--- Start ENTRIES PROVIDED ---

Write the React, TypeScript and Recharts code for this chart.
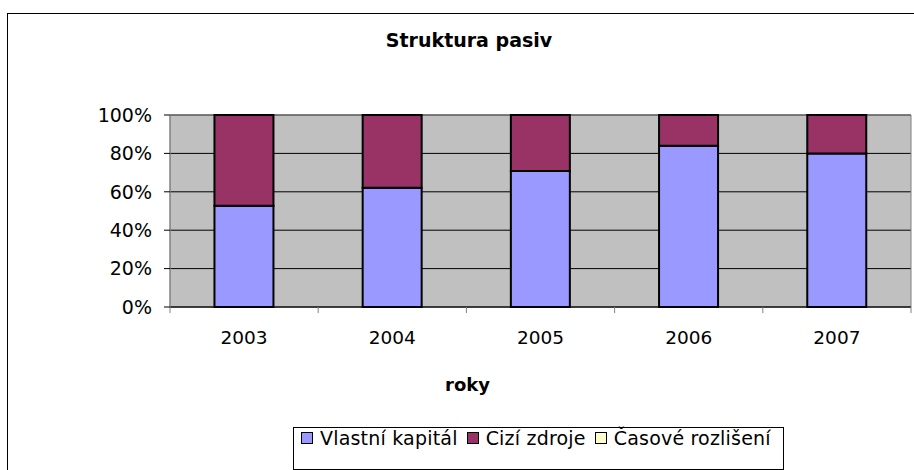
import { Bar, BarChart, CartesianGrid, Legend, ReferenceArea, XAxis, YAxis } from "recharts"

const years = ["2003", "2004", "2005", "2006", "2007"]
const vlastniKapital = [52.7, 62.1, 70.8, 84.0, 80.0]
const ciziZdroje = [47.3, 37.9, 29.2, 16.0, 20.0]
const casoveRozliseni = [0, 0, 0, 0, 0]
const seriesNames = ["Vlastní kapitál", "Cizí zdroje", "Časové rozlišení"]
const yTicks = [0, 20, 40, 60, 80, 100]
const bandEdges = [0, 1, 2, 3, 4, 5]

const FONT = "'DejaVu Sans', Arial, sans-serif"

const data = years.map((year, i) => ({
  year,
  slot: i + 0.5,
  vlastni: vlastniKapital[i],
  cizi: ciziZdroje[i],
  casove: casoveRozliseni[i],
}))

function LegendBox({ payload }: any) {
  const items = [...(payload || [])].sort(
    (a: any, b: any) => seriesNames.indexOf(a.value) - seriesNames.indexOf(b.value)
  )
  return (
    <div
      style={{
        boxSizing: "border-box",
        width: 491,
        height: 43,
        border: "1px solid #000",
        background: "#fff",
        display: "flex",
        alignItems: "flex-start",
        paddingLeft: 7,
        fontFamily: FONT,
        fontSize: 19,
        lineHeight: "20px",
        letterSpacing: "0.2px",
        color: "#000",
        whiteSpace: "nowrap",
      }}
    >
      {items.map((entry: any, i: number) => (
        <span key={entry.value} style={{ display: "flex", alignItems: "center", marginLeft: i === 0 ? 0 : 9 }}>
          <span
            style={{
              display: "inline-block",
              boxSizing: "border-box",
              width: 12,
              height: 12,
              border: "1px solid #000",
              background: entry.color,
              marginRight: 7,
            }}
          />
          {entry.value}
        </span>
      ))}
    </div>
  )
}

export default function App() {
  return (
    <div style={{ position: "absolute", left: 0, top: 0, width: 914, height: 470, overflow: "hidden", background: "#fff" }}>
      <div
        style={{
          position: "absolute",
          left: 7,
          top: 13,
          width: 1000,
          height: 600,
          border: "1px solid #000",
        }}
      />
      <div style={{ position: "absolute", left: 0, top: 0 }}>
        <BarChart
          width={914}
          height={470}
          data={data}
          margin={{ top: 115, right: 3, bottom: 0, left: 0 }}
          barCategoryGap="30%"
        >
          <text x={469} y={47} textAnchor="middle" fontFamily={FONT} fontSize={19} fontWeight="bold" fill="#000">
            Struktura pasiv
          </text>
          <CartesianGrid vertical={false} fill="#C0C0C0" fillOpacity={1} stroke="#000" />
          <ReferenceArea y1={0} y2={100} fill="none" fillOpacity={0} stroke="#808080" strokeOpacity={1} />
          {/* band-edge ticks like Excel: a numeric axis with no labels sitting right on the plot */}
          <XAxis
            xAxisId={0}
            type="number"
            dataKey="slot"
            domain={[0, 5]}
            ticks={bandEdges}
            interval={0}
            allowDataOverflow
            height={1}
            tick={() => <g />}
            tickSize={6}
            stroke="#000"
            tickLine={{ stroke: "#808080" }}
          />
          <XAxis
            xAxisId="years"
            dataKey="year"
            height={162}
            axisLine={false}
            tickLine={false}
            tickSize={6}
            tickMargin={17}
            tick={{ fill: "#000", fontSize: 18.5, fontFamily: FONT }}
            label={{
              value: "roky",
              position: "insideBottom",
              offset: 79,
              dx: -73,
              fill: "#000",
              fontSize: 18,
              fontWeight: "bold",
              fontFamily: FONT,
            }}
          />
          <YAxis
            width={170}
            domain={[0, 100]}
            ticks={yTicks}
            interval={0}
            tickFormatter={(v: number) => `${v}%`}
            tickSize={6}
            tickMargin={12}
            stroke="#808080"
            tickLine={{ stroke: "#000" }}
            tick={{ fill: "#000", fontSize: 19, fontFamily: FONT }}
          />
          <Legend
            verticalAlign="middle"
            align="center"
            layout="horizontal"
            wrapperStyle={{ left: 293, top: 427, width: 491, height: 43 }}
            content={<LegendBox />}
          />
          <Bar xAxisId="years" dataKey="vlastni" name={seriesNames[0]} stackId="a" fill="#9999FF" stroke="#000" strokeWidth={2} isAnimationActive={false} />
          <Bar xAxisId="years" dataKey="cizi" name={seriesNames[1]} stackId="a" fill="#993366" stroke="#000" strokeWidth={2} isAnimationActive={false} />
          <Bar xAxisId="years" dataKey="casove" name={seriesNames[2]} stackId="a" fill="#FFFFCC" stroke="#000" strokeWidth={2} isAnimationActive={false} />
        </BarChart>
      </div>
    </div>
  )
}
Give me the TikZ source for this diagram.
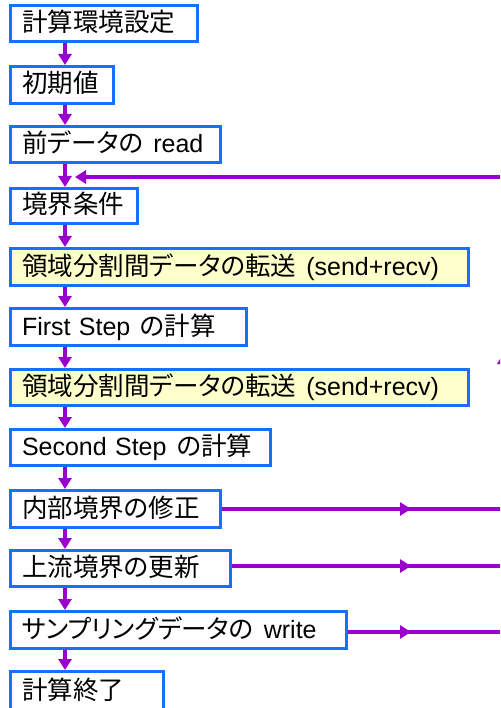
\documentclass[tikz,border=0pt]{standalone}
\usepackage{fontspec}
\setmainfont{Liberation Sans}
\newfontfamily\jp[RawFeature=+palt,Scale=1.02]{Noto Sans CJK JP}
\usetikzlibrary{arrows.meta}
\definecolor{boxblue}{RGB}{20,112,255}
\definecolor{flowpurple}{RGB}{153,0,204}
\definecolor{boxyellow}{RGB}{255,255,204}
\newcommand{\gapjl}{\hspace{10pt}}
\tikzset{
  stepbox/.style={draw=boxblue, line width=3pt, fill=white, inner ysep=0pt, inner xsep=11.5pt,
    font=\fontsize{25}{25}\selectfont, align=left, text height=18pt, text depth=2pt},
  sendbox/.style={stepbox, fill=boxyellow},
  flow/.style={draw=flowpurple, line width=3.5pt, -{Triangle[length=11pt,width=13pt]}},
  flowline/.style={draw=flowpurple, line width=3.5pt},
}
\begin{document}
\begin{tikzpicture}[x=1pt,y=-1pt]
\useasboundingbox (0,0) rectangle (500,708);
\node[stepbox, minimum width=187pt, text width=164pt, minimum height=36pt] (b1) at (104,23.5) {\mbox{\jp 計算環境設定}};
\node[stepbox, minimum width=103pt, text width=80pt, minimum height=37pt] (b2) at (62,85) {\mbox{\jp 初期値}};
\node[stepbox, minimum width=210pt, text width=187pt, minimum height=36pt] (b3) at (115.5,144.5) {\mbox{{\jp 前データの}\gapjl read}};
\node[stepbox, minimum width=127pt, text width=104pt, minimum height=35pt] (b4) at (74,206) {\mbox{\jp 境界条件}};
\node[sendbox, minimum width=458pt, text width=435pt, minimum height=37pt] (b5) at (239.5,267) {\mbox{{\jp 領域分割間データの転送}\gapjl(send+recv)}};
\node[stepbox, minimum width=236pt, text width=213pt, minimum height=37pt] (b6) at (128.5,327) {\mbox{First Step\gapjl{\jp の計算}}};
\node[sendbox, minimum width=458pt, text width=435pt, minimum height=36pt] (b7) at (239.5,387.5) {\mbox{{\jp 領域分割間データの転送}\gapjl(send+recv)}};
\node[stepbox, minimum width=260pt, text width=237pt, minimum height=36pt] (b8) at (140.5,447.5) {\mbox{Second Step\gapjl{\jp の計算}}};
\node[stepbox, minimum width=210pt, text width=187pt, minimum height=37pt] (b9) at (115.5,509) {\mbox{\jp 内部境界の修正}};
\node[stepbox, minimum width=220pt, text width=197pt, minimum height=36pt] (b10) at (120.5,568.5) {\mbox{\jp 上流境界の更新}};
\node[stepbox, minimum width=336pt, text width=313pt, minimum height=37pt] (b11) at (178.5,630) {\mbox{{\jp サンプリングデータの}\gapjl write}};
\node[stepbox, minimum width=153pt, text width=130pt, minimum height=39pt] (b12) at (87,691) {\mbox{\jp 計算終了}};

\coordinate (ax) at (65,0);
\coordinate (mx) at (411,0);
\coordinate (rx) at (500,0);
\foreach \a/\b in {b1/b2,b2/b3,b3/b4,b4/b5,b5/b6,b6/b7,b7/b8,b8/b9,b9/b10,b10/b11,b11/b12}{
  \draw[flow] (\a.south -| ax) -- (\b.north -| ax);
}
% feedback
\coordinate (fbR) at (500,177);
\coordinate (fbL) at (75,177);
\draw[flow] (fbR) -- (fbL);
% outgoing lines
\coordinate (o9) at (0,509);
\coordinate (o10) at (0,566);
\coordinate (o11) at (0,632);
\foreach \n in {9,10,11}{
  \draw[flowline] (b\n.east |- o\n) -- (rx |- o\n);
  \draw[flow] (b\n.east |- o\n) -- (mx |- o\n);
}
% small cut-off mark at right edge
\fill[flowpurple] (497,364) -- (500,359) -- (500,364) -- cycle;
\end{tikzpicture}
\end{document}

--- End ENTRIES PROVIDED ---

WHAT YOU WILL DO: Which lines include the word "this"? List them all.

RESPONSE TO THE EXERCISE:
Write the React, TypeScript and Recharts code for this chart.
Give me the TikZ source for this diagram.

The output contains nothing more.